Todo esse complexo de alterações teciduais é denominado inflamação. Um dos primeiros resultados da inflamação é o de encapsular a área lesada, separando-a dos demais tecidos. A intensidade do processo inflamatório é geralmente proporcional ao grau de lesão tecidual. Os macrófagos teciduais constituem a primeira linha de defesa contra infecções. A invasão da área inflamada por neutrófilos é a segunda linha de defesa. Dentro de algumas horas ocorre neutrofilia, caracterizada pelo aumento agudo dos neutrófilos no sangue. Uma segunda invasão do tecido inflamado por macrófagos constitui a terceira linha de defesa.
O aumento da produção de granulócitos e monócitos constitui a quarta linha de defesa. O controle da resposta dos macrófagos e neutrófilos na inflamação ocorre a partir de substâncias como o fator de necrose tumoral e a interleucina-1. Os eosinófilos normalmente constituem 2 a 3% de todos os leucócitos sanguíneos. Eles são fracos como fagócitos e apresentam pouca quimiotaxia. Por outro lado, os eosinófilos são usualmente produzidos em número muito elevado em pessoas com infestações parasitárias, migrando para os tecidos acometidos pelos parasitas. Embora os parasitas sejam, em maioria, grandes demais para serem fagocitados pelos eosinófilos, ainda assim os eosinófilos fixam-se aos parasitas e liberam substâncias que matam muitos deles.
Os eosinófilos também têm propensão especial a se acumular em tecidos em que ocorreram reações alérgicas, como os tecidos peribrônquicos de pessoas asmáticas, ou na pele após reações cutâneas alérgicas e assim por diante. Os basófilos são semelhantes aos mastócitos e, assim como os mastócitos, liberam heparina no sangue impedindo a coagulação e acelerando a remoção de partículas gordurosas após uma refeição rica em lipídios.
Ocasionalmente observa-se uma afecção clínica conhecida como leucopenia ou agranulocitose, na qual a medula óssea para de produzir leucócitos, deixando o corpo desprotegido contra bactérias e outros agentes infecciosos. As leucemias são divididas em dois tipos gerais: as leucemias linfogênicas e as leucemias mielogênicas. As leucemias linfogênicas são causadas pela descontrolada produção cancerosa de células linfóides, produção essa que usualmente se inicia num linfonodo ou num outro tecido linfogênico e subsequentemente se dissemina para outras áreas do corpo.

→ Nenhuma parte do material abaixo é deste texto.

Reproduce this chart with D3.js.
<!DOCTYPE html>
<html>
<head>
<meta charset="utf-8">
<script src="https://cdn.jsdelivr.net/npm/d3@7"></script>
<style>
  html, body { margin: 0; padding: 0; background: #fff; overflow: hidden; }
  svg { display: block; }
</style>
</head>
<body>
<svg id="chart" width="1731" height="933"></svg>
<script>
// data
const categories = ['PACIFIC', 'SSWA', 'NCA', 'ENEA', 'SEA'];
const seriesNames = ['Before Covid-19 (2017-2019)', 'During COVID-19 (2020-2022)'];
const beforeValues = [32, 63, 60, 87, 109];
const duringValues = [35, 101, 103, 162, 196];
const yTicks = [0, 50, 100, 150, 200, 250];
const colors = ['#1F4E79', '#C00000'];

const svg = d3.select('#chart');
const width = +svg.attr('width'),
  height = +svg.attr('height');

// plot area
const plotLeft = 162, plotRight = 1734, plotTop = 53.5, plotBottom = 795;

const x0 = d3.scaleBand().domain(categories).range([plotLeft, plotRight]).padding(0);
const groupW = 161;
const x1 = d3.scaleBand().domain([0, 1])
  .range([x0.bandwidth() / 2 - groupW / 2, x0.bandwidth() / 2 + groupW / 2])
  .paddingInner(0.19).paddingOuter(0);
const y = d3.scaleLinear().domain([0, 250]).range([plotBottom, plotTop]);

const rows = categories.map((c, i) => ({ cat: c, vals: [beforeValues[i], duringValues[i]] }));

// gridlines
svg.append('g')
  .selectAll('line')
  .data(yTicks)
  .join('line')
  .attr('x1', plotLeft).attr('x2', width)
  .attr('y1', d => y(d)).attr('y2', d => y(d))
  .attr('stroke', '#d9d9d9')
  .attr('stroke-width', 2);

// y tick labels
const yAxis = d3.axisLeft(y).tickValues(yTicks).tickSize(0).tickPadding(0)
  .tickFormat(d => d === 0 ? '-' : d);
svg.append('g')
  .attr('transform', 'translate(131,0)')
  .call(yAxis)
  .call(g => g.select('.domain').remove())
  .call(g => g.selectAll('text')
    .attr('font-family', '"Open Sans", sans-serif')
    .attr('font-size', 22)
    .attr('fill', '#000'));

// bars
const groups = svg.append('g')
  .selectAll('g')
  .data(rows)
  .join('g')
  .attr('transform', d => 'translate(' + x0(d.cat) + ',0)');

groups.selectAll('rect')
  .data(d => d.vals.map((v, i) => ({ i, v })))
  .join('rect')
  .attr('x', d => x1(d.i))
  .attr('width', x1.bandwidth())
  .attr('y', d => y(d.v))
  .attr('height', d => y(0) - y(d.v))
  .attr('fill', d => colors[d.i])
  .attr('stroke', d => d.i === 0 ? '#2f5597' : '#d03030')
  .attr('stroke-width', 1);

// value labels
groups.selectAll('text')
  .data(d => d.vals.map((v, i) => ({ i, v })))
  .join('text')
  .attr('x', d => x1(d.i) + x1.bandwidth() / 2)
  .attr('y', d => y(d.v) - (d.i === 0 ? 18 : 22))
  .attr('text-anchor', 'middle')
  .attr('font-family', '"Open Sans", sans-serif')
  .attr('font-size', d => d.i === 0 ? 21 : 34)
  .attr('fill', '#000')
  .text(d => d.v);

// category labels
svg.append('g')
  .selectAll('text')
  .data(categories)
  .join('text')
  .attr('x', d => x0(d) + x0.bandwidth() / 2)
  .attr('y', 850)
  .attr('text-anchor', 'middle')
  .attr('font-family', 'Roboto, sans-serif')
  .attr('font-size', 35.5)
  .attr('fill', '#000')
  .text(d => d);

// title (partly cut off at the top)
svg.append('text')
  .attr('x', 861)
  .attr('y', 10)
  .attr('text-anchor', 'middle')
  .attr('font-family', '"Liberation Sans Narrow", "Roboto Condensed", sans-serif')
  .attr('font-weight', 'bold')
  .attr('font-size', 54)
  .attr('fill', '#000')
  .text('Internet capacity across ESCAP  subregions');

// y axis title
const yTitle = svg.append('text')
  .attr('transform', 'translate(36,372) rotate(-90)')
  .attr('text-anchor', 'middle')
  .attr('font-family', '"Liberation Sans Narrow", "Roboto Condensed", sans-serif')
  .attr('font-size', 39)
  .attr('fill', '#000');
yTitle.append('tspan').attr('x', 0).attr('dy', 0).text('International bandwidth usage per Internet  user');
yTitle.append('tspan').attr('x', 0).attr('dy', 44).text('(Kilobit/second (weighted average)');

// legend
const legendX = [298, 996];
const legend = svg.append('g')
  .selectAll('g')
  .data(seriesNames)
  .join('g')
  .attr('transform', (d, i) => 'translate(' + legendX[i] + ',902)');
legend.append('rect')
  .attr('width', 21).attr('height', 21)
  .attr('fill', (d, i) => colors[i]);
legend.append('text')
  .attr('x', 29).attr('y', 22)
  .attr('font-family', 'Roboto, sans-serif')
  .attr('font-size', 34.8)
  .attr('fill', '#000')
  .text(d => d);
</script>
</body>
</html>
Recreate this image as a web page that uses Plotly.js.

O segundo tipo de leucemia, a leucemia mielogênica, inicia-se pela produção cancerosa de células mielogênicas jovens na medula óssea e depois se dissemina para todo o corpo, de tal modo que os leucócitos passam a ser produzidos em muitos órgãos além da medula óssea.

Na leucemia, muito comumente, desenvolvem-se infecções, anemia grave e tendência hemorrágica ocasionada pela trombocitopenia. Esses efeitos decorrem principalmente da substituição da medula óssea normal por células leucêmicas não funcionais. Talvez o mais significativo efeito da leucemia sobre o organismo seja o consumo excessivo de substratos metabólicos pelas células cancerosas em crescimento.